News story

Prime Minister appoints new Heritage Lottery Fund trustee

Sir Neil Cossons has been appointed by the Prime Minister as a Trustee of the Heritage Lottery Fund, for three years, from 31 January 2016.

Sir Neil Cossons has been active in the fields of industrial archaeology and heritage since the early 1960s. As Director of the Ironbridge Gorge Museum from 1971 to 1983, he was the initiator of the First International Congress on the Conservation of Industrial Monuments held at Ironbridge in 1973 and out of which TICCIH evolved three years later. He was the founder of the Ironbridge Institute, a joint teaching and research institute of the Ironbridge Gorge Museum and the University of Birmingham.

From 1983 to 1986 Neil Cossons was the Director of the National Maritime Museum, Greenwich, and for fourteen years Director of the Science Museum, London. He has served as a non-executive director of British Waterways Board. He was knighted in 1994 for his work in museums and heritage.

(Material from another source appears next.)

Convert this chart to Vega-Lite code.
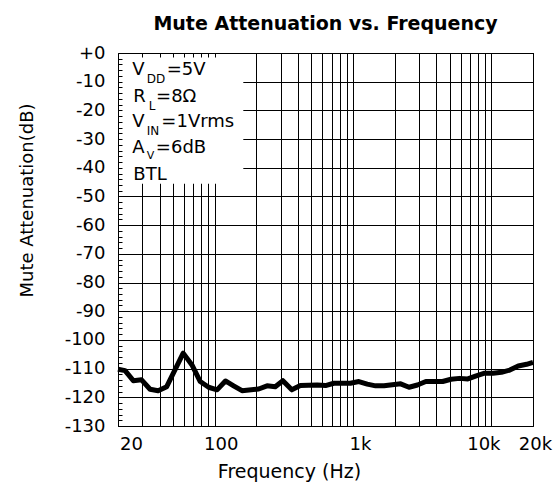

From 2000 until 2007 he was Chairman of English Heritage, the principal adviser on the historic environment of England. He was involved in the preparation of the United Kingdom Government’s Tentative List of World Heritage sites, published in 1999, and has contributed to several World Heritage nominations. Since 2008 he has chaired the Japanese government’s Expert Advisory Committee for the World Heritage Nomination Sites of Japan’s Meiji Industrial Revolution, inscribed by UNESCO in July 2015

A chairman, chief executive and board member of standing he has advised governments, museums and heritage agencies in a number of countries, conducted peer reviews of scholarship and research, chaired architectural selection panels, and published and broadcast widely on industrial history and archaeology and conservation.

The appointment has been made in accordance with the OCPA Code of Practice. It is a requirement of the Code that political activity by those appointed is declared. Sir Neil Cossons has declared no political activity.